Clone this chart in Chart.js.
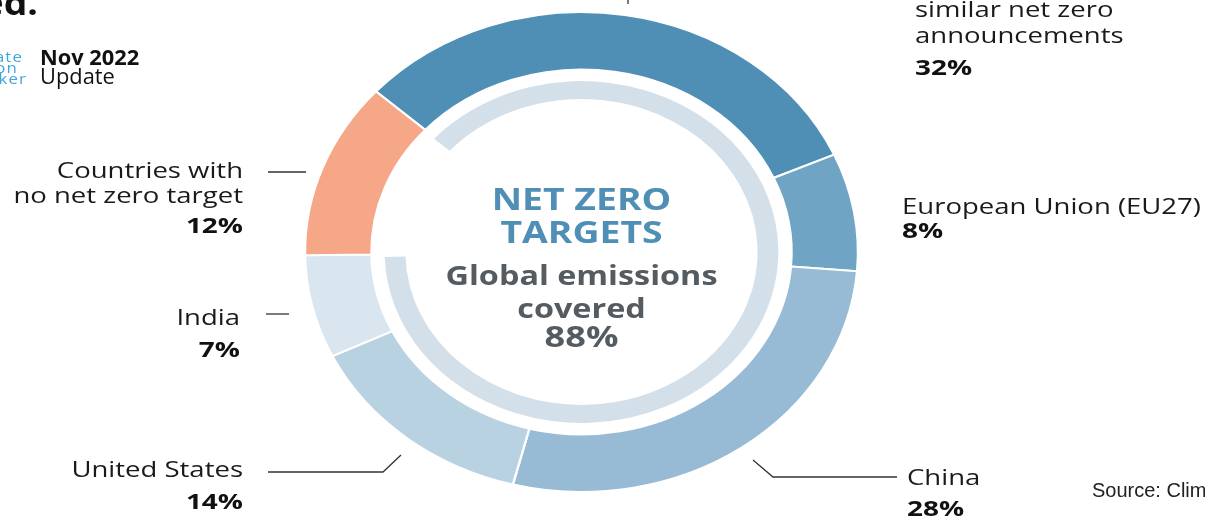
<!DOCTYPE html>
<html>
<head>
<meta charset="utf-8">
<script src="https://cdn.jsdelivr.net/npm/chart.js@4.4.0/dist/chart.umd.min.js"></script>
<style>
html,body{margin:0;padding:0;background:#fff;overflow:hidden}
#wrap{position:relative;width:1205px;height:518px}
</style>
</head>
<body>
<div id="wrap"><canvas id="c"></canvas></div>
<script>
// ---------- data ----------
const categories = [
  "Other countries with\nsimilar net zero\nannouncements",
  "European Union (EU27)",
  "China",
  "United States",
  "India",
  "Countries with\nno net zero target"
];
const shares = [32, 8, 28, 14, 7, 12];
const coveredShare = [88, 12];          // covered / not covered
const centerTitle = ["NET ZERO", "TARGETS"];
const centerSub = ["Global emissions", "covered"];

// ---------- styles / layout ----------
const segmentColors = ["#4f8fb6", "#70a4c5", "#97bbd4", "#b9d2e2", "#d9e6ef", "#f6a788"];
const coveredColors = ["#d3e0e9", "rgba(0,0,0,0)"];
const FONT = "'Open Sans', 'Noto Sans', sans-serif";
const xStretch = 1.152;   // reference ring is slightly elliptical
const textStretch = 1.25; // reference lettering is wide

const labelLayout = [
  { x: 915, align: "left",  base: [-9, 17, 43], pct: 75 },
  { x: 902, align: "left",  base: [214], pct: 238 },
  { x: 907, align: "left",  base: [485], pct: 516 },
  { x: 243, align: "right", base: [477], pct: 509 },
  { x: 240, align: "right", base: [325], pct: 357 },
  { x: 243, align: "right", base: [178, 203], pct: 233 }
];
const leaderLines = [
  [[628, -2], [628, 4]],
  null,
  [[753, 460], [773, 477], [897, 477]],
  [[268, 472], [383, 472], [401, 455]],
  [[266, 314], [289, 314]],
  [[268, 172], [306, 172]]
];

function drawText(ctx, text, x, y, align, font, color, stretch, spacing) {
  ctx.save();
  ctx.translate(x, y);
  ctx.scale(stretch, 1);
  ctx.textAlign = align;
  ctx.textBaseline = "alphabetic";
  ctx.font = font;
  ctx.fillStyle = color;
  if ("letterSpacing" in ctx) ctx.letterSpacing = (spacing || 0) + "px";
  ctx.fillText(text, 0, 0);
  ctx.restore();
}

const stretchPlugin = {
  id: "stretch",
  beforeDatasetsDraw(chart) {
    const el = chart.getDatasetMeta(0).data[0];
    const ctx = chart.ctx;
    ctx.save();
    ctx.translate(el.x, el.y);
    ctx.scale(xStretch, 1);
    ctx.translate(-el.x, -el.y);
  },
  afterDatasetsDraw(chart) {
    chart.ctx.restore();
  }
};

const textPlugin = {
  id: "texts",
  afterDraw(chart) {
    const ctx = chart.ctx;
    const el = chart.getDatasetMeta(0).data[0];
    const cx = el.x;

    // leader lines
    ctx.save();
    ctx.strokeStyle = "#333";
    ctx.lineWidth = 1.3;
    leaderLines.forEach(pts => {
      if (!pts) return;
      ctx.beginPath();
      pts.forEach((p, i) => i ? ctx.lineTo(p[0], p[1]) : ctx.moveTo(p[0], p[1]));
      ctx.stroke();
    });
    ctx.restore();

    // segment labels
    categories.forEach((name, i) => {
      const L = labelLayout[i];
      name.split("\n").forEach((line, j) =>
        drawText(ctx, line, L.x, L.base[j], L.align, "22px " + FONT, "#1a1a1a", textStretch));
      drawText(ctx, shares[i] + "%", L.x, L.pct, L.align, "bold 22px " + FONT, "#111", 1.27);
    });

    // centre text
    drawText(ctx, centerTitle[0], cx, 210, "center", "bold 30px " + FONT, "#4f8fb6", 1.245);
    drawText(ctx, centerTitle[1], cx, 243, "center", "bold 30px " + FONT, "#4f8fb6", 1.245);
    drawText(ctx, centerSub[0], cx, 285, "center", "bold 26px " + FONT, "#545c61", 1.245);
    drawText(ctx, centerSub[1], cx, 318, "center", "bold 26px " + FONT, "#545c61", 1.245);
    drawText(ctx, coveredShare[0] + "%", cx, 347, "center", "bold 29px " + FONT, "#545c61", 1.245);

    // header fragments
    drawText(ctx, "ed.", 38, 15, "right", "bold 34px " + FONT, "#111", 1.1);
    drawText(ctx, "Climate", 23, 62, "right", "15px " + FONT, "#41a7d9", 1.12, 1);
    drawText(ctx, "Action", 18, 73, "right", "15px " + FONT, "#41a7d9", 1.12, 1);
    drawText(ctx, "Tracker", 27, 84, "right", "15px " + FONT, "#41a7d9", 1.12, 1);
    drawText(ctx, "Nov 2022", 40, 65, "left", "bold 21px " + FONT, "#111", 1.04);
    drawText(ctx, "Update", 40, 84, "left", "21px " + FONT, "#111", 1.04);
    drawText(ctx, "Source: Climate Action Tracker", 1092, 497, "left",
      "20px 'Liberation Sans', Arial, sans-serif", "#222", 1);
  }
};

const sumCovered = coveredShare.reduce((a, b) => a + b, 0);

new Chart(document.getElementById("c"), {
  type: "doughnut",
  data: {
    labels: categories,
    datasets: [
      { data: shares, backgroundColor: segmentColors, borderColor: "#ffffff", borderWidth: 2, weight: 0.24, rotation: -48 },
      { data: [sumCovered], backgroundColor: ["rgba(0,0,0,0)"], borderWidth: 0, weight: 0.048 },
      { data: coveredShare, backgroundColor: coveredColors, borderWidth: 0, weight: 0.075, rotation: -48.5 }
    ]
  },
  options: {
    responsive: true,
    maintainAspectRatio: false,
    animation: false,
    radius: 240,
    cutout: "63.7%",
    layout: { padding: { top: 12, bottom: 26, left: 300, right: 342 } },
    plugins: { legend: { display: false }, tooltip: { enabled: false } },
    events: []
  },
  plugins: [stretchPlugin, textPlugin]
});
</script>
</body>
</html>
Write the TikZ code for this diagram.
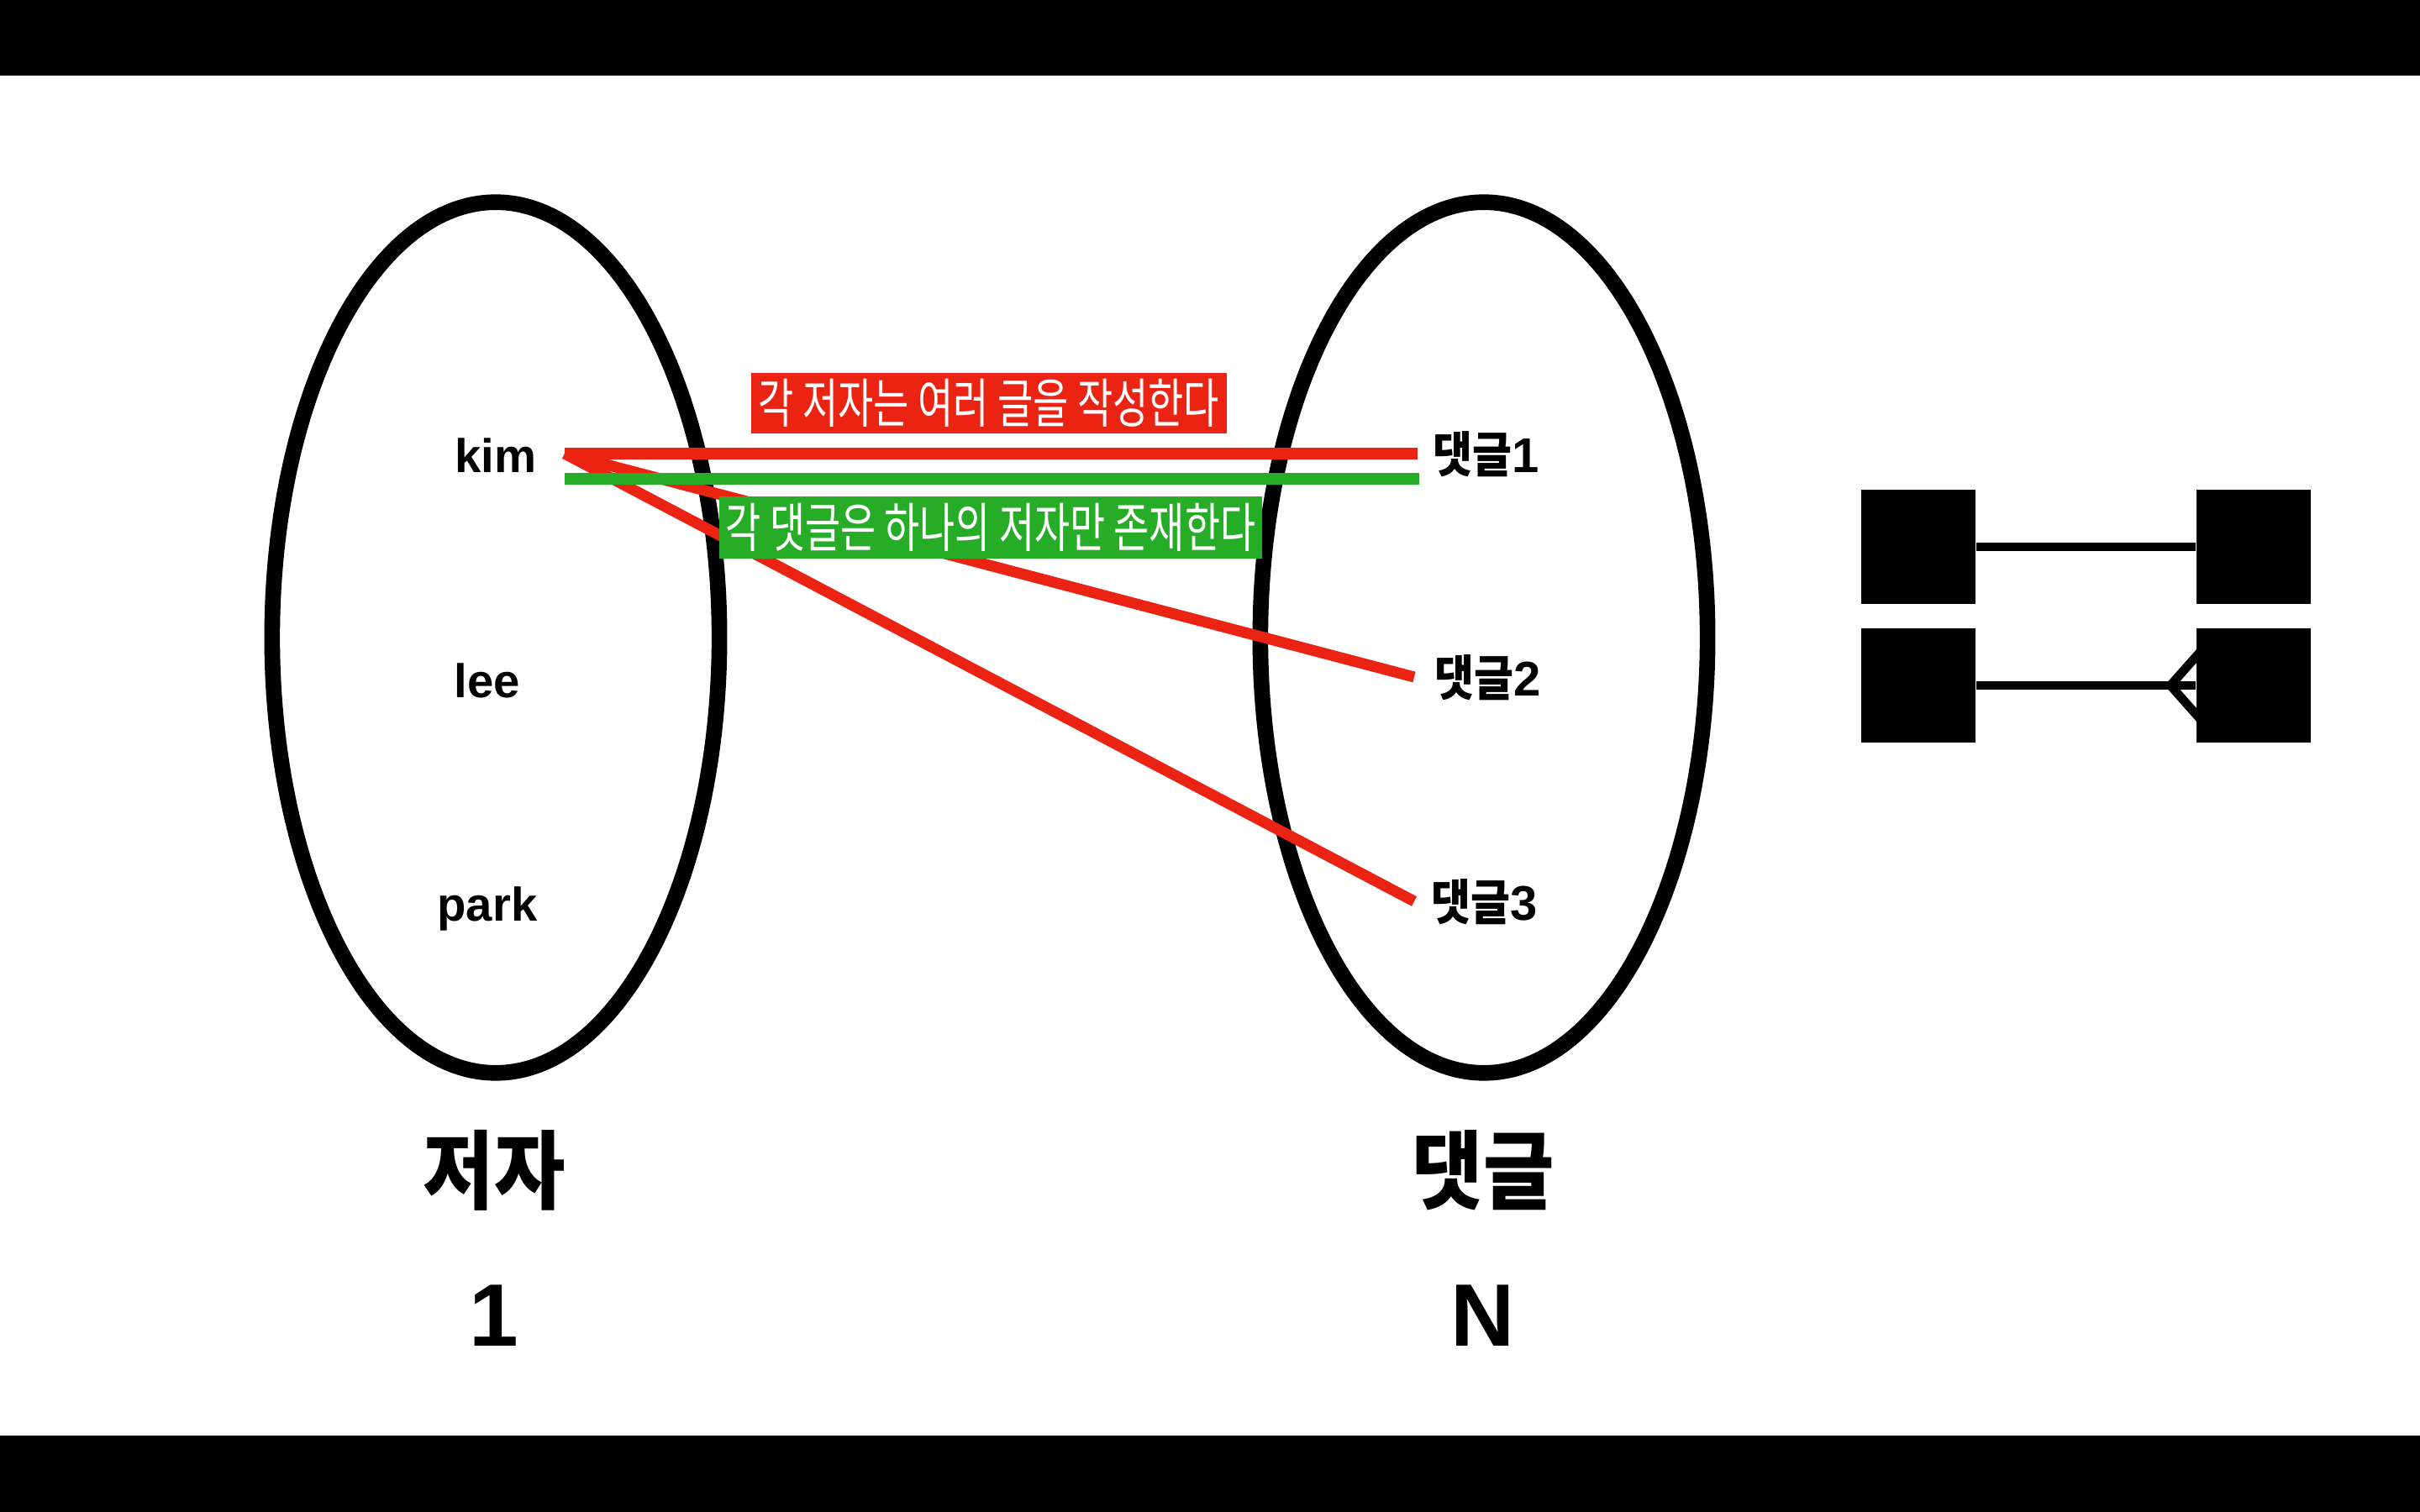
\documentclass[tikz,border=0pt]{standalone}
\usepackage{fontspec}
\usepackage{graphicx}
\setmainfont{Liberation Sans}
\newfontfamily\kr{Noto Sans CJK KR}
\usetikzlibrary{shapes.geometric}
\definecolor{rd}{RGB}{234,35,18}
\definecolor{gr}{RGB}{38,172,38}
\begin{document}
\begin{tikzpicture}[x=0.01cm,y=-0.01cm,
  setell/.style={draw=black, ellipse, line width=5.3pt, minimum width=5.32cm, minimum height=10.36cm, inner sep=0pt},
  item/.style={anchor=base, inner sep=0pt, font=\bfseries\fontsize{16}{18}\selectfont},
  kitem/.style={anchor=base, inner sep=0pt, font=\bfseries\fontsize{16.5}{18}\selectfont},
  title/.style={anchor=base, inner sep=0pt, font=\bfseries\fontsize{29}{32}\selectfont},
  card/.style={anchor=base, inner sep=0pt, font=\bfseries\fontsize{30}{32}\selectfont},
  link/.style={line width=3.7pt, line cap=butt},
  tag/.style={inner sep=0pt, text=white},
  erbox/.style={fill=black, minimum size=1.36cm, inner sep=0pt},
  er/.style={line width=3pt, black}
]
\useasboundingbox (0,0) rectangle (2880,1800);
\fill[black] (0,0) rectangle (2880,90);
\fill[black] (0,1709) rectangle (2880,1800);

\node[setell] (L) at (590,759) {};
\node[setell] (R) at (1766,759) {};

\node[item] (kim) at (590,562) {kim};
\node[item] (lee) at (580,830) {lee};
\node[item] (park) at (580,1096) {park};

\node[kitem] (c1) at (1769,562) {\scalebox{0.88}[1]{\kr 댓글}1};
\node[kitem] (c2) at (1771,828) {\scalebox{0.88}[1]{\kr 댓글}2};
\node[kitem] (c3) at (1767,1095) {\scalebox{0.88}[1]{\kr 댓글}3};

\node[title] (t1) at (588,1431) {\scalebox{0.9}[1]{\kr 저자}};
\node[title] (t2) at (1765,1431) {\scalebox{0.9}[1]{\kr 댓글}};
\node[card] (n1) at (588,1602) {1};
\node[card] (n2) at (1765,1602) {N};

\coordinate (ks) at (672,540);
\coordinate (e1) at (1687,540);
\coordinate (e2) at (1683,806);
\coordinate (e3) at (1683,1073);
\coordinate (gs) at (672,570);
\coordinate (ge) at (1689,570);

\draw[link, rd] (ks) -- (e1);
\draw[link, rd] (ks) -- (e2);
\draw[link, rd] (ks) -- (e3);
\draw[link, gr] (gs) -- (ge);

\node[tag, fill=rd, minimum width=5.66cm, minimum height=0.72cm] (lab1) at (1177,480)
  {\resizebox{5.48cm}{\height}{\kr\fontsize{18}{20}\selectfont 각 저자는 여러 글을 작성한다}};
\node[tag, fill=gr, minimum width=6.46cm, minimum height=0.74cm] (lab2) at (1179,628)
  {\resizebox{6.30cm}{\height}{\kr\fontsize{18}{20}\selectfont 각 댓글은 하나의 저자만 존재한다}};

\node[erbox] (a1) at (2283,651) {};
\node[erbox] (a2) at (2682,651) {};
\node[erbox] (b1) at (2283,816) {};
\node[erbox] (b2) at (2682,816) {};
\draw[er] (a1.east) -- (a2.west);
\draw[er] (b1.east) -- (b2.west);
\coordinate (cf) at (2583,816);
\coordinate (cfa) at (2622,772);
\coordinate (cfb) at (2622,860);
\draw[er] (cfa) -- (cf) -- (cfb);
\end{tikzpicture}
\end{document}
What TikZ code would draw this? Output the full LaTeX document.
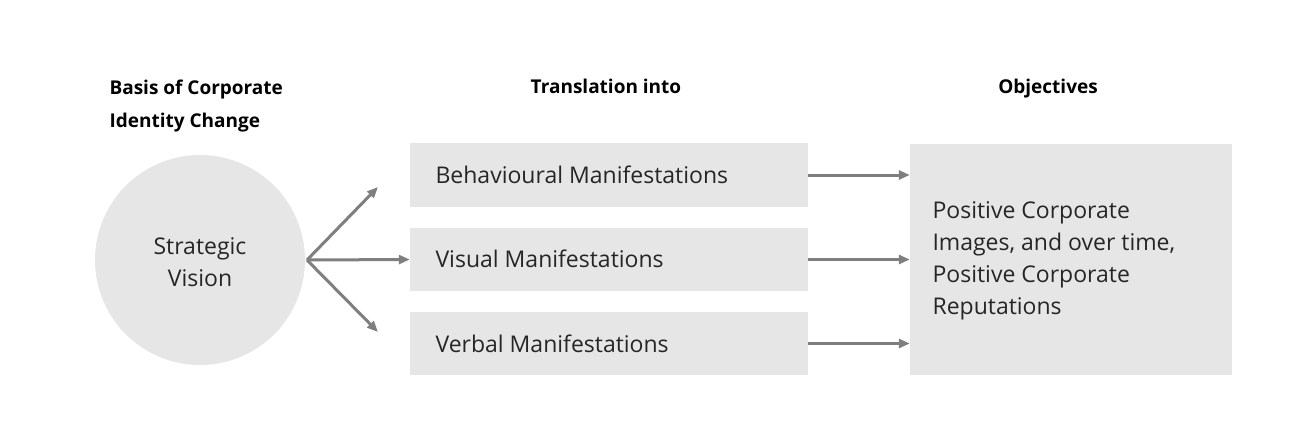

= = = =

▶ [Your task]: Count up every line above that has the word "this" in it; answer with the number alone.

▶ [Reply]: 3